Aside from its lack of acceptance as a transactional currency, Bitcoin also suffers from the fact that it isn’t actually fungible.
Despite what some Bitcoin advocates may claim, one BTC is not always one BTC. For example, freshly mined “virgin” coins are sold at a premium because there is no chance that they could be “tainted.”
“Tainted coins” refers to Bitcoin that have been identified as having been used in illegal activities, making them a target for potential blacklisting by exchanges and other crypto services providers. Once coins are blacklisted, they become difficult to move and convert into fiat currency. As a result, tainted coins are worth less than non-tainted coins and substantially less than virgin coins.
Because of the existence of tainted coins and virgin coins, one BTC is not always worth one BTC, which means that Bitcoin is currently not fully fungible.
While it may seem like splitting hairs here, the distinction is significant if Bitcoin is to become sound money for the Internet age.
The good news is – aside from a lack of global acceptance and full fungibility – Bitcoin is on track to becoming sound money.
The world’s first cryptocurrency has five out of seven characteristics of sound money and, since it’s in continuous development, is poised to tackle the remaining two.
What’s more, Bitcoin has features that arguably make it superior to other forms of money, such as gold-backed currency. For example, Bitcoin is censorship-resistant, thus allowing anyone to have complete sovereignty over their finances. Additionally, the value of the digital currency can’t be easily swayed by government or central banks, and its monetary policy is hardcoded, making it essentially impossible for anyone to manipulate.
Finally, Bitcoin is well-positioned to become the currency of the internet by allowing anyone with an internet connection to create a wallet and start using it. It’s the first open, borderless monetary network that has the ability to enable anyone to be their own bank.
What Needs to Happen for Bitcoin to Become Sound Money
While Bitcoin is arguably the closest thing we have to sound money today, it still isn’t 100% there yet.
Bitcoin’s lack of global acceptance and fungibility need to be addressed for Bitcoin to become sound money.
Fortunately, the Bitcoin community is working tirelessly to make that happen.
Bitcoiners around the world are holding meetups, organizing events, and talking to their friends and families about the benefits of Bitcoin to spur Bitcoin adoption. Moreover, there are hundreds of startups working on making access to and use of Bitcoin as easy as possible.
The Bitcoin community’s combined effort to boost adoption has been incredibly successful over the last decade, which will continue to be the case in the decades to come. In light of Bitcoin’s brand recognition in the mainstream, getting to a place where merchants and retailers become comfortable accepting the digital currency shouldn’t be too far off (provided lawmakers play ball).

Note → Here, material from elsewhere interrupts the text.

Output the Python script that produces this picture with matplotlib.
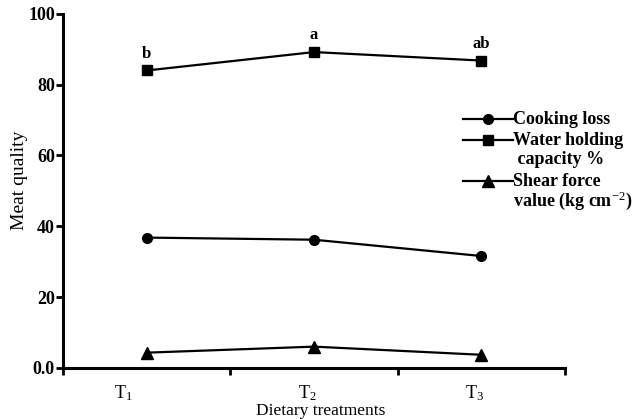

Arguably the bigger challenge for Bitcoin to become sound money is the cryptocurrency’s fungibility issue. Fortunately, the implementation of Confidential Transactions (CT) could resolve the issue by adding a layer of privacy on Bitcoin transactions.
Confidential Transactions are “a cryptographic tool to improve the privacy and security of Bitcoin [that] keeps the amounts transferred visible only to participants in the transaction [and those they designate],” according to Bitcoin Core developer Greg Maxwell.
By implementing Confidential Transactions (or other privacy-enhancing technologies) for Bitcoin transactions, Bitcoin could reach a level of fungibility that would allow the world’s first cryptocurrency to become truly sound money.